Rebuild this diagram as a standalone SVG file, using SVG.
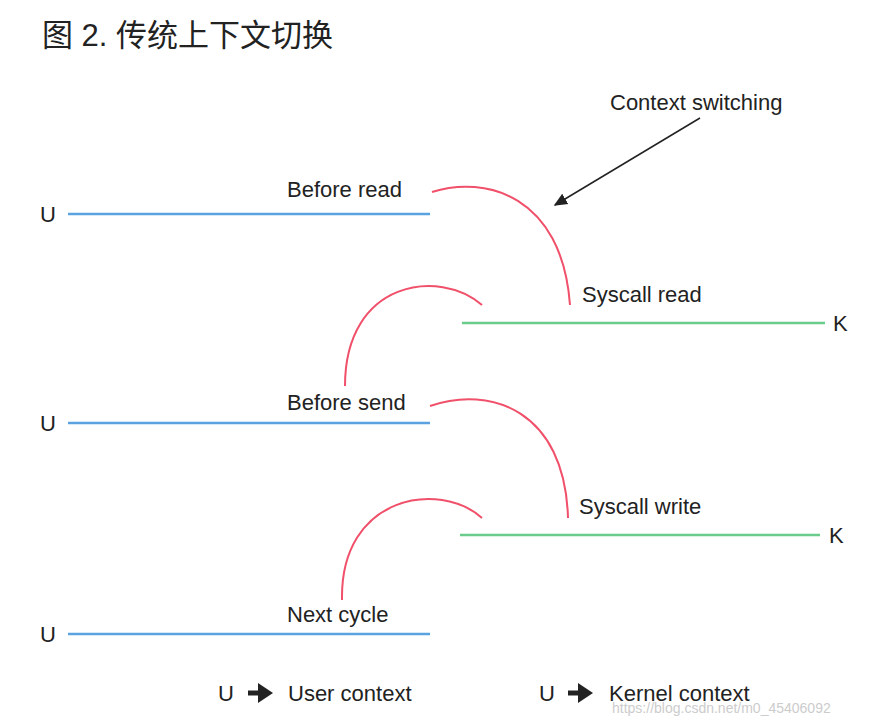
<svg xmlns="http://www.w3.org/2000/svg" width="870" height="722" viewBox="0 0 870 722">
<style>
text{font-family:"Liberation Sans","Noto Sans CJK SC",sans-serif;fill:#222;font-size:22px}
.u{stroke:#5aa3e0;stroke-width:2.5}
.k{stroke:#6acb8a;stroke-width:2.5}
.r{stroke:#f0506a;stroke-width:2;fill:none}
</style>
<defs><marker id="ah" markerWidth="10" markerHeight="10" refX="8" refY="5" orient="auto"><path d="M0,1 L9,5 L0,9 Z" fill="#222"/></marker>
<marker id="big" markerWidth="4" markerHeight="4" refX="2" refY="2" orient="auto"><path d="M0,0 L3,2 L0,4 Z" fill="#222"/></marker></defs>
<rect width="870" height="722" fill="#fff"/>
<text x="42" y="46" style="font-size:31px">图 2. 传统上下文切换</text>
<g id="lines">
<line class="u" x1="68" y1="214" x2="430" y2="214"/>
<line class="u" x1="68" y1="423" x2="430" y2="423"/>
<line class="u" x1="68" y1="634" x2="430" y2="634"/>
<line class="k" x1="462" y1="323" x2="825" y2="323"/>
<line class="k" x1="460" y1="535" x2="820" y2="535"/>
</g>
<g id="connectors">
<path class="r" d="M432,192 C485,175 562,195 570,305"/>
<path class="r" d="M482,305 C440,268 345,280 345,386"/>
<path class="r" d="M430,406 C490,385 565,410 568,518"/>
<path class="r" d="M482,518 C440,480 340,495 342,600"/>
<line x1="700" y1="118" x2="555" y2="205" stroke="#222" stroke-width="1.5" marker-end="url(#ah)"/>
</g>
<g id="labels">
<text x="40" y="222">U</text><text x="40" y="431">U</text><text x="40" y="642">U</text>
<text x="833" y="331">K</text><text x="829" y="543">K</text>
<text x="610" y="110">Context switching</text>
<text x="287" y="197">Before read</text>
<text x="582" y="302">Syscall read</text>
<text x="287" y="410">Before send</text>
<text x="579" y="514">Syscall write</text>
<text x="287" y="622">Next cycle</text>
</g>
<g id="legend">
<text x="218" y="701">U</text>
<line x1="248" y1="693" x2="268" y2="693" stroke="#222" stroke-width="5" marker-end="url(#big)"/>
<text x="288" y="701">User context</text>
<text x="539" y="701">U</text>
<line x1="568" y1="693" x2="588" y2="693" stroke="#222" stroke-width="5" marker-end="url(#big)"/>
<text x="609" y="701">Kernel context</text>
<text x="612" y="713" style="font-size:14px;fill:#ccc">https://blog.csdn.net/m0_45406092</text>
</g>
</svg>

→ **Written request**: Copy out each line word for word, please, skipping the images.

→ **Exercise output**:
Rebuild this diagram as a standalone SVG file, using SVG.
<svg xmlns="http://www.w3.org/2000/svg" width="870" height="722" viewBox="0 0 870 722">
<style>
text{font-family:"Liberation Sans","Noto Sans CJK SC",sans-serif;fill:#222;font-size:22px}
.u{stroke:#5aa3e0;stroke-width:2.5}
.k{stroke:#6acb8a;stroke-width:2.5}
.r{stroke:#f0506a;stroke-width:2;fill:none}
</style>
<defs><marker id="ah" markerWidth="10" markerHeight="10" refX="8" refY="5" orient="auto"><path d="M0,1 L9,5 L0,9 Z" fill="#222"/></marker>
<marker id="big" markerWidth="4" markerHeight="4" refX="2" refY="2" orient="auto"><path d="M0,0 L3,2 L0,4 Z" fill="#222"/></marker></defs>
<rect width="870" height="722" fill="#fff"/>
<text x="42" y="46" style="font-size:31px">图 2. 传统上下文切换</text>
<g id="lines">
<line class="u" x1="68" y1="214" x2="430" y2="214"/>
<line class="u" x1="68" y1="423" x2="430" y2="423"/>
<line class="u" x1="68" y1="634" x2="430" y2="634"/>
<line class="k" x1="462" y1="323" x2="825" y2="323"/>
<line class="k" x1="460" y1="535" x2="820" y2="535"/>
</g>
<g id="connectors">
<path class="r" d="M432,192 C485,175 562,195 570,305"/>
<path class="r" d="M482,305 C440,268 345,280 345,386"/>
<path class="r" d="M430,406 C490,385 565,410 568,518"/>
<path class="r" d="M482,518 C440,480 340,495 342,600"/>
<line x1="700" y1="118" x2="555" y2="205" stroke="#222" stroke-width="1.5" marker-end="url(#ah)"/>
</g>
<g id="labels">
<text x="40" y="222">U</text><text x="40" y="431">U</text><text x="40" y="642">U</text>
<text x="833" y="331">K</text><text x="829" y="543">K</text>
<text x="610" y="110">Context switching</text>
<text x="287" y="197">Before read</text>
<text x="582" y="302">Syscall read</text>
<text x="287" y="410">Before send</text>
<text x="579" y="514">Syscall write</text>
<text x="287" y="622">Next cycle</text>
</g>
<g id="legend">
<text x="218" y="701">U</text>
<line x1="248" y1="693" x2="268" y2="693" stroke="#222" stroke-width="5" marker-end="url(#big)"/>
<text x="288" y="701">User context</text>
<text x="539" y="701">U</text>
<line x1="568" y1="693" x2="588" y2="693" stroke="#222" stroke-width="5" marker-end="url(#big)"/>
<text x="609" y="701">Kernel context</text>
<text x="612" y="713" style="font-size:14px;fill:#ccc">https://blog.csdn.net/m0_45406092</text>
</g>
</svg>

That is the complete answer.